American scientists reverse electron’s way in natural solar cells

• A group of researchers from Argonne National Laboratory and WashU have succeeded in leading electrons along the way they never take in the nature. This has allowed the scientists to better understand the initial processes taking place in the early photosynthesis history.

Solar energy absorbed by photoautotrophs is transferred to the so-called reaction centres, from which every electron could go to one of two branches of molecule sets. In nature, electrons always move to molecules of branch A. But American scientists have managed to direct them to branch B nine times out of ten. 

It is still to be figured out why there are 2 optional tracks available for electron traveling. However, being able to lead electrons along one of them is already a major achievement. The researchers are planning to continue studying the phenomenon of switching between the tracks. This would allow sending an electron to any destination chosen. 

The discovery has thrown light on basic principles governing efficient transfer of electrons excited by sunlight.
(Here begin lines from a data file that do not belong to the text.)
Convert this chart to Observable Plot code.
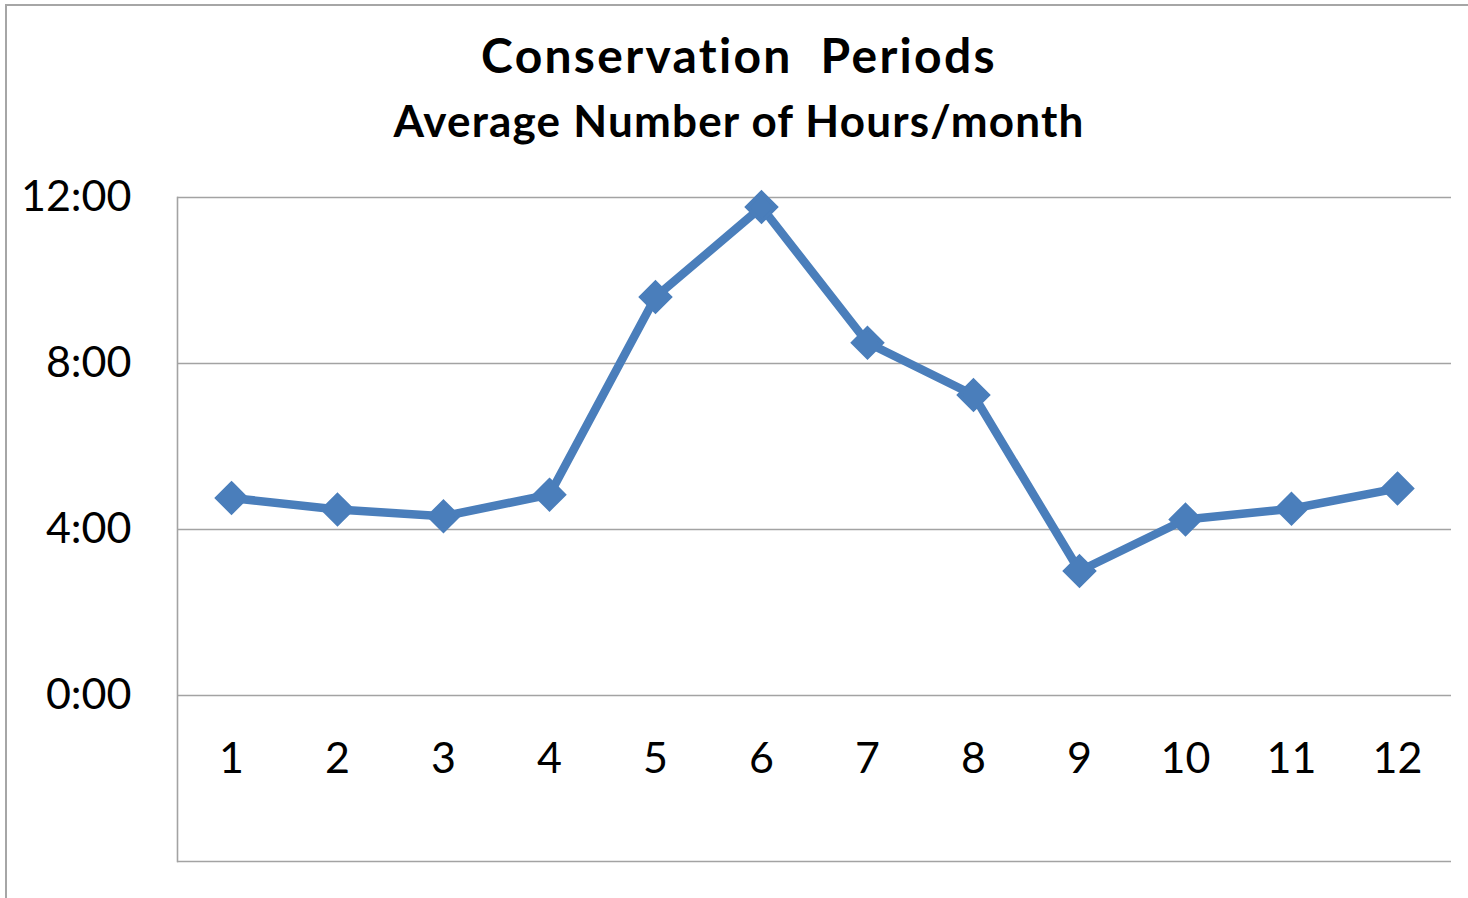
<!DOCTYPE html>
<html>
<head>
<meta charset="utf-8">
<script src="https://cdn.jsdelivr.net/npm/d3@7"></script>
<script src="https://cdn.jsdelivr.net/npm/@observablehq/plot@0.6"></script>
<style>
  html, body { margin: 0; padding: 0; background: #fff; }
  #wrap { position: relative; width: 1468px; height: 898px; overflow: hidden; font-family: Lato, "Open Sans", sans-serif; }
  #border { position: absolute; left: 5px; top: 4px; width: 2000px; height: 2000px;
            border-left: 2px solid #a6a6a6; border-top: 2px solid #a6a6a6; pointer-events: none; }
  #titles { position: relative; height: 150px; }
  .t { position: absolute; left: 10px; width: 1458px; text-align: center; white-space: pre; color: #000; font-weight: 700; line-height: 1; font-variant-ligatures: none; }
  #title { top: 30.5px; font-size: 48px; letter-spacing: 2.3px; }
  #subtitle { top: 98px; font-size: 44px; letter-spacing: 1.2px; }
  svg { display: block; }
</style>
</head>
<body>
<div id="wrap">
  <div id="titles">
    <div class="t" id="title">Conservation  Periods</div>
    <div class="t" id="subtitle">Average Number of Hours/month</div>
  </div>
  <div id="chart"></div>
  <div id="border"></div>
</div>
<script>
const months = [1, 2, 3, 4, 5, 6, 7, 8, 9, 10, 11, 12];
const hours = [4.76, 4.48, 4.32, 4.84, 9.60, 11.77, 8.50, 7.24, 3.00, 4.24, 4.50, 4.99];
const yTicks = [0, 4, 8, 12];
const gridValues = [-4, 0, 4, 8, 12];

const data = months.map((m, i) => ({month: m, hours: hours[i]}));
const blue = "#4a7ebb";
const grid = "#a3a3a3";

const chart = Plot.plot({
  width: 1468,
  height: 748,
  marginTop: 47,
  marginBottom: 37,
  marginLeft: 177,
  marginRight: 17,
  style: {fontFamily: "Lato, 'Open Sans', sans-serif", fontSize: "43px", color: "#000", background: "transparent"},
  x: {type: "point", domain: months, padding: 0.5, axis: null},
  y: {domain: [-4, 12], axis: null},
  marks: [
    Plot.ruleY(gridValues, {stroke: grid, strokeWidth: 1.6}),
    Plot.frame({anchor: "left", stroke: grid, strokeWidth: 1.6}),
    Plot.axisY(yTicks, {tickSize: 0, tickPadding: 46, tickFormat: d => `${d}:00`, fill: "#000", label: null}),
    Plot.text(data, {x: "month", y: 0, dy: 64, text: d => String(d.month), fill: "#000", fontSize: 43}),
    Plot.lineY(data, {x: "month", y: "hours", stroke: blue, strokeWidth: 8.5, strokeLinejoin: "round"}),
    Plot.dot(data, {x: "month", y: "hours", symbol: "diamond2", r: 13, fill: blue, stroke: blue, strokeWidth: 4, strokeLinejoin: "miter"})
  ]
});
document.getElementById("chart").appendChild(chart);
</script>
</body>
</html>
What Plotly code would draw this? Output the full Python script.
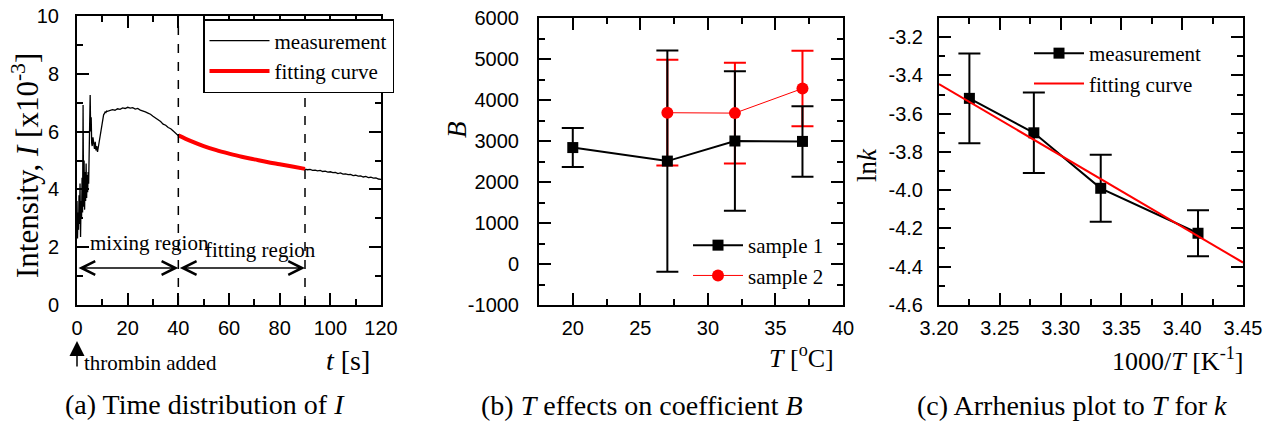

This can be helpful in developing biologically inspired and bio-hybrid solutions for conversion and storage of solar energy. Besides, the research is likely to stimulate further analysis and experiments. The next thing to discover is what keeps charge separation in photosynthetic organisms unidirectional. 

Naturally, a photosynthetic bacterium performs charge separation in 2 steps lasting a few picoseconds. The new approach has allowed researchers to get nearly the same result, based on 1 step taking five- to tenfold more time. The scientists assume that originally combinations of such processes used to bring 80-90 percent yield in the nature, gradually optimizing with the course of time.